■ **Exercise brief**
Starting at the top of the records, output every line through the one that contains "const yTickValues = [0, 50, 100, 150, 200, 250, 300, 350];", keeping each exactly as it appears.

— START —

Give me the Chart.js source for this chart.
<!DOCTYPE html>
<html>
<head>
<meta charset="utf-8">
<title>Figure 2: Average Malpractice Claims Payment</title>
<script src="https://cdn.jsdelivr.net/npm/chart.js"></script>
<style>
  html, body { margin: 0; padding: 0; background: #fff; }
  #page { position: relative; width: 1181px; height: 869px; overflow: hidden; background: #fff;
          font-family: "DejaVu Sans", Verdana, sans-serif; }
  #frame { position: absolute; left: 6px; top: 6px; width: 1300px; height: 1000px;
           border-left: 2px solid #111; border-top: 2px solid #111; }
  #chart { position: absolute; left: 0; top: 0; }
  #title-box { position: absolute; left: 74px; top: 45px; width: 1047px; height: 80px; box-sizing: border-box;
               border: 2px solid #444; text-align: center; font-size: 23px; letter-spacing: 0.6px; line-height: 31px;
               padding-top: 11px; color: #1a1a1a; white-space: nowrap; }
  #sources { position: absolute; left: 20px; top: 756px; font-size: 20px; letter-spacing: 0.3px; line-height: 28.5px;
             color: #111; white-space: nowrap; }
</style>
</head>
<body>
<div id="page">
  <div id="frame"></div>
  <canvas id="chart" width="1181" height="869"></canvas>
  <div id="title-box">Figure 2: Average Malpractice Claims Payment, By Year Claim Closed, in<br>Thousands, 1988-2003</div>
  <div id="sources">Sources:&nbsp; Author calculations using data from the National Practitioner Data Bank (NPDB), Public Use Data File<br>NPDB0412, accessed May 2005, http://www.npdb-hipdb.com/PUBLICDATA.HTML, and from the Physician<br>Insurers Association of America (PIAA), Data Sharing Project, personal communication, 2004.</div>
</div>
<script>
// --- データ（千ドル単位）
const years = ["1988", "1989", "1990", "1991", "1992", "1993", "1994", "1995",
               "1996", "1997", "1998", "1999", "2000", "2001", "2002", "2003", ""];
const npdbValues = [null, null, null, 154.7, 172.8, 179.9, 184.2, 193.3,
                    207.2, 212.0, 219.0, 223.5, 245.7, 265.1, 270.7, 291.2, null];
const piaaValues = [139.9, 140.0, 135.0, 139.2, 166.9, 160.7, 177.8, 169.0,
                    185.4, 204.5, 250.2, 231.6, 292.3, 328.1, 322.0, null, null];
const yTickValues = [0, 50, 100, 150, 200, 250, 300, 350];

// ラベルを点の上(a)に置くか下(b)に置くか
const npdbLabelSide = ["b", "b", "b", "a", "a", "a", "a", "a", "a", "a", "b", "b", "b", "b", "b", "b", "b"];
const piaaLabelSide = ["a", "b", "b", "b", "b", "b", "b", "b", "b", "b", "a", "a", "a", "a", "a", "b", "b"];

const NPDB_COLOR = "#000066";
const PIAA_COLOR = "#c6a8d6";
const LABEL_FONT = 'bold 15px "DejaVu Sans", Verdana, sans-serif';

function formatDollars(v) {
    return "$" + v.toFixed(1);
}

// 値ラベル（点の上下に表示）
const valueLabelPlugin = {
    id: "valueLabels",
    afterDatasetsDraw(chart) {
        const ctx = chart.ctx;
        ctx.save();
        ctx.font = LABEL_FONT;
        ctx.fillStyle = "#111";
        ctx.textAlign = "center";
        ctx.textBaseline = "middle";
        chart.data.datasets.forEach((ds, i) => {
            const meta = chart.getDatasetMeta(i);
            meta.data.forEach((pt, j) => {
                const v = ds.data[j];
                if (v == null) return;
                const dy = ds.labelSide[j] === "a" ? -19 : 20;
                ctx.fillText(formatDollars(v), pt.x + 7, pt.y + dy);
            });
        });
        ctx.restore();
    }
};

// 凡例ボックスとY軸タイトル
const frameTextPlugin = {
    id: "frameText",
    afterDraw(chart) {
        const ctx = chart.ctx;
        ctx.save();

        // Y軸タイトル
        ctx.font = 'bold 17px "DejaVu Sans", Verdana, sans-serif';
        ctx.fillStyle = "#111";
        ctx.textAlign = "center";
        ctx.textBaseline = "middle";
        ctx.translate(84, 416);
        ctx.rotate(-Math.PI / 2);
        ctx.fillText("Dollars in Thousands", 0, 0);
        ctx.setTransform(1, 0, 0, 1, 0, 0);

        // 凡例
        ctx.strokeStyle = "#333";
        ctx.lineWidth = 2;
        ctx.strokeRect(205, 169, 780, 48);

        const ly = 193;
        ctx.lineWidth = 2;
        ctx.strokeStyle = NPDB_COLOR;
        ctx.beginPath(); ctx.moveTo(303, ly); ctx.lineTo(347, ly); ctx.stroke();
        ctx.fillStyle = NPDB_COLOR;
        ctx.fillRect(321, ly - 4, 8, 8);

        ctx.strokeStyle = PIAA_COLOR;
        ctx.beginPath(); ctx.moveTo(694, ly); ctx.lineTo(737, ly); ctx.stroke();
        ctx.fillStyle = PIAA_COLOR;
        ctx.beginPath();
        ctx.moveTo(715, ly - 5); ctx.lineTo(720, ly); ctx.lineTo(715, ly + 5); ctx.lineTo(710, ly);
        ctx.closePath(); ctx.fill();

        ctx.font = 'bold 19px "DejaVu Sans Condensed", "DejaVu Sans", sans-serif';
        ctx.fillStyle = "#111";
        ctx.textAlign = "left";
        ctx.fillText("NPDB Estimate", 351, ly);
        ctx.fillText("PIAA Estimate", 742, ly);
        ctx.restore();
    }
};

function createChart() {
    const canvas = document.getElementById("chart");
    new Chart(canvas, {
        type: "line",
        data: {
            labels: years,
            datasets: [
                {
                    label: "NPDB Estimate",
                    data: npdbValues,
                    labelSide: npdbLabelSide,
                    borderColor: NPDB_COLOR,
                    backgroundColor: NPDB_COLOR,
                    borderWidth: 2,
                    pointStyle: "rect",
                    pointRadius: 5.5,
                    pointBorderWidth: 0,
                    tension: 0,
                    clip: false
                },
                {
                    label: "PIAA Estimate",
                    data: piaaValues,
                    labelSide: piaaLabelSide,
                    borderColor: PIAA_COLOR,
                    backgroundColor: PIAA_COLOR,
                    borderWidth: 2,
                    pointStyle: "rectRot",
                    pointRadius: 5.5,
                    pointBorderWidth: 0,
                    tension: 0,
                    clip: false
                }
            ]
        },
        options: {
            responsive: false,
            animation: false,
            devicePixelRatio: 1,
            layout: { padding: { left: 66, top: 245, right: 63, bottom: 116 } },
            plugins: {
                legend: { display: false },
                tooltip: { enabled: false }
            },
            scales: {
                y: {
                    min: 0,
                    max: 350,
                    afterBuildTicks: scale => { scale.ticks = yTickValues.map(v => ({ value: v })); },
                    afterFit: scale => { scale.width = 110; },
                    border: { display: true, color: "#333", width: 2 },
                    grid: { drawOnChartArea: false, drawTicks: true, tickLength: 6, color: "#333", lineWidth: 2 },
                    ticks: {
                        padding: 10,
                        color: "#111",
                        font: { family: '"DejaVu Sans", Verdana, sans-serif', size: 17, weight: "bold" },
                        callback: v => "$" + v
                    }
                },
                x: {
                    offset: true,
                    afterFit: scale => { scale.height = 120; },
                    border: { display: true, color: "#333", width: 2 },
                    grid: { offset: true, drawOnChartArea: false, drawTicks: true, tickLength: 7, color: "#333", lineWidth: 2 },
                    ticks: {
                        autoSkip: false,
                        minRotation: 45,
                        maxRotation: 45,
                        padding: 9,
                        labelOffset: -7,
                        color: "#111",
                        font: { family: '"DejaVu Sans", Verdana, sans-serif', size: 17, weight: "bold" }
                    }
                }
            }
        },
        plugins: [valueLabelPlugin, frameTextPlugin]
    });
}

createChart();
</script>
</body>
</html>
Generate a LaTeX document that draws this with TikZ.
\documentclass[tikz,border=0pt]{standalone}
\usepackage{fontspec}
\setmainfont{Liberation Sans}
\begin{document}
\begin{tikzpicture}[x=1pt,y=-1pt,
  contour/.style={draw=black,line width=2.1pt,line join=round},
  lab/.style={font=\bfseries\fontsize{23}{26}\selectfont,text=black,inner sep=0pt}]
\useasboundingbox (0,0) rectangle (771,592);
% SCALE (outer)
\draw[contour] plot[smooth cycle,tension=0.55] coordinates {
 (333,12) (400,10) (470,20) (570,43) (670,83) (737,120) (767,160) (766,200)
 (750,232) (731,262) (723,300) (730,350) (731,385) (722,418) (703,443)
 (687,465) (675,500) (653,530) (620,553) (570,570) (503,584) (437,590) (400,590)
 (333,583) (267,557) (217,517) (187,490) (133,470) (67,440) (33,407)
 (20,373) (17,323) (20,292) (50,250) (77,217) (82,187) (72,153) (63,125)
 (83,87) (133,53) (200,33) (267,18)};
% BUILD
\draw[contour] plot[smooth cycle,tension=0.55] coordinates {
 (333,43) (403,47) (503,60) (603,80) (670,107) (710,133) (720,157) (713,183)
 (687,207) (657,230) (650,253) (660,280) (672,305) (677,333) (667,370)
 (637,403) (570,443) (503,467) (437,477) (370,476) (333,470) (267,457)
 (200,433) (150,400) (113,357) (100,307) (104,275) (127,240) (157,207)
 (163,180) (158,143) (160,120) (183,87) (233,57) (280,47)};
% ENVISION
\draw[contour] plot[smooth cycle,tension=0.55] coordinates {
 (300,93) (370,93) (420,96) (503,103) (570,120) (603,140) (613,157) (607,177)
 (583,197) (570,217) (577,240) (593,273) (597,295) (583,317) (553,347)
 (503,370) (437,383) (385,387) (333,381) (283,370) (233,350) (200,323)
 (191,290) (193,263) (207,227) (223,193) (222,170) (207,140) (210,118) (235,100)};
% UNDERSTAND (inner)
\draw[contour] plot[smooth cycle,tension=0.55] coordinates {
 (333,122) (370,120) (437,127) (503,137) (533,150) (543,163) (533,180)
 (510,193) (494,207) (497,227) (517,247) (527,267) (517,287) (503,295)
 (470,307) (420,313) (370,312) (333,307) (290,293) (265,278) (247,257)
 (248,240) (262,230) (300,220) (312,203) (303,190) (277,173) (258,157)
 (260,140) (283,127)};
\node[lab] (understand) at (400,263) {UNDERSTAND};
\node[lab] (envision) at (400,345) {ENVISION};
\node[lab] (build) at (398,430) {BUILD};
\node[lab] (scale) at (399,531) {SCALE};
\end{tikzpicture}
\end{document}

— END —

■ **Solution to this problem**
Give me the Chart.js source for this chart.
<!DOCTYPE html>
<html>
<head>
<meta charset="utf-8">
<title>Figure 2: Average Malpractice Claims Payment</title>
<script src="https://cdn.jsdelivr.net/npm/chart.js"></script>
<style>
  html, body { margin: 0; padding: 0; background: #fff; }
  #page { position: relative; width: 1181px; height: 869px; overflow: hidden; background: #fff;
          font-family: "DejaVu Sans", Verdana, sans-serif; }
  #frame { position: absolute; left: 6px; top: 6px; width: 1300px; height: 1000px;
           border-left: 2px solid #111; border-top: 2px solid #111; }
  #chart { position: absolute; left: 0; top: 0; }
  #title-box { position: absolute; left: 74px; top: 45px; width: 1047px; height: 80px; box-sizing: border-box;
               border: 2px solid #444; text-align: center; font-size: 23px; letter-spacing: 0.6px; line-height: 31px;
               padding-top: 11px; color: #1a1a1a; white-space: nowrap; }
  #sources { position: absolute; left: 20px; top: 756px; font-size: 20px; letter-spacing: 0.3px; line-height: 28.5px;
             color: #111; white-space: nowrap; }
</style>
</head>
<body>
<div id="page">
  <div id="frame"></div>
  <canvas id="chart" width="1181" height="869"></canvas>
  <div id="title-box">Figure 2: Average Malpractice Claims Payment, By Year Claim Closed, in<br>Thousands, 1988-2003</div>
  <div id="sources">Sources:&nbsp; Author calculations using data from the National Practitioner Data Bank (NPDB), Public Use Data File<br>NPDB0412, accessed May 2005, http://www.npdb-hipdb.com/PUBLICDATA.HTML, and from the Physician<br>Insurers Association of America (PIAA), Data Sharing Project, personal communication, 2004.</div>
</div>
<script>
// --- データ（千ドル単位）
const years = ["1988", "1989", "1990", "1991", "1992", "1993", "1994", "1995",
               "1996", "1997", "1998", "1999", "2000", "2001", "2002", "2003", ""];
const npdbValues = [null, null, null, 154.7, 172.8, 179.9, 184.2, 193.3,
                    207.2, 212.0, 219.0, 223.5, 245.7, 265.1, 270.7, 291.2, null];
const piaaValues = [139.9, 140.0, 135.0, 139.2, 166.9, 160.7, 177.8, 169.0,
                    185.4, 204.5, 250.2, 231.6, 292.3, 328.1, 322.0, null, null];
const yTickValues = [0, 50, 100, 150, 200, 250, 300, 350];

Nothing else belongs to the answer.